Healthcare department collaboration review
A department head uses the template to gather feedback on teamwork and communication across shifts or functions. The form keeps the focus on work behavior and avoids collecting unnecessary personal details.

Frequently asked questions

What is this Peer Feedback Form template used for?

This template is used to gather structured peer input about an employee’s strengths, growth areas, and recognition in one place. It keeps feedback tied to a review period and a specific working relationship, which makes the comments easier to interpret. Use it when you want consistent peer input instead of scattered emails or chat messages.

Who should fill out the Peer Feedback Form?

A peer, cross-functional partner, or close collaborator who has observed the employee’s work during the feedback period should fill it out. The reviewer should be able to give concrete examples, not just general impressions. If the person has only limited exposure, the form should be used sparingly or with a shorter feedback window.

How often should this form be sent?

Most teams use it during performance review cycles, promotion reviews, or project retrospectives.
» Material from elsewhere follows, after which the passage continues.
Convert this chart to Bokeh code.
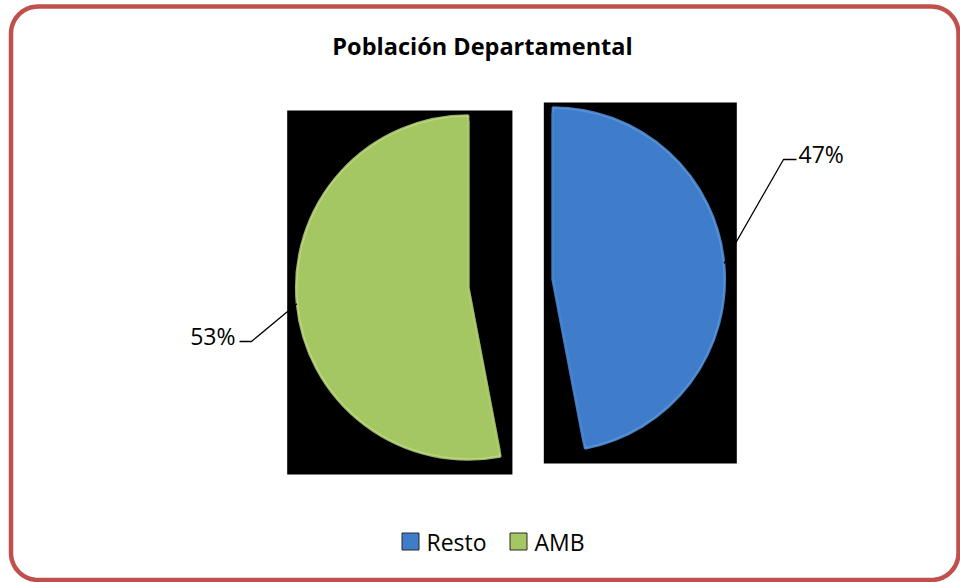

It can also be used after a major project when peer observations are still fresh. Avoid sending it so often that reviewers start giving shallow or repetitive answers.

What should be included in the feedback context section?

The feedback context section captures who is giving the feedback, who it is about, the relationship between them, and the period being reviewed. That context helps managers judge relevance and weight. It also reduces ambiguity when the same employee receives feedback from multiple peers.

How does this template support better feedback quality?

The template separates strengths, growth areas, and recognition so reviewers do not mix praise and critique in one field. It also prompts for examples and impact, which pushes feedback beyond opinions into observable behavior. That structure makes the output easier to compare across reviewers.

Can this form be customized for different teams or roles?

Yes. You can rename fields, add role-specific prompts, or use conditional logic for project-based teams, people managers, or individual contributors. Keep the core structure intact if you still need comparable feedback across employees. Avoid adding too many optional fields, or reviewers may skip the form.

Does this form work with anonymous submission?

It can, but only if your process allows anonymous peer feedback and you have a clear policy for handling it. Anonymous submission can improve candor, but it may reduce follow-up clarity and make it harder to validate context. If you allow anonymity, explain what will and will not be shared with the employee.

What are the most common mistakes when using peer feedback forms?

Common mistakes include asking for vague opinions, making every field required, and failing to request examples or impact. Another issue is collecting too much personal data when only work-related feedback is needed. The best results come from short, specific prompts and a clear explanation of what happens after submission.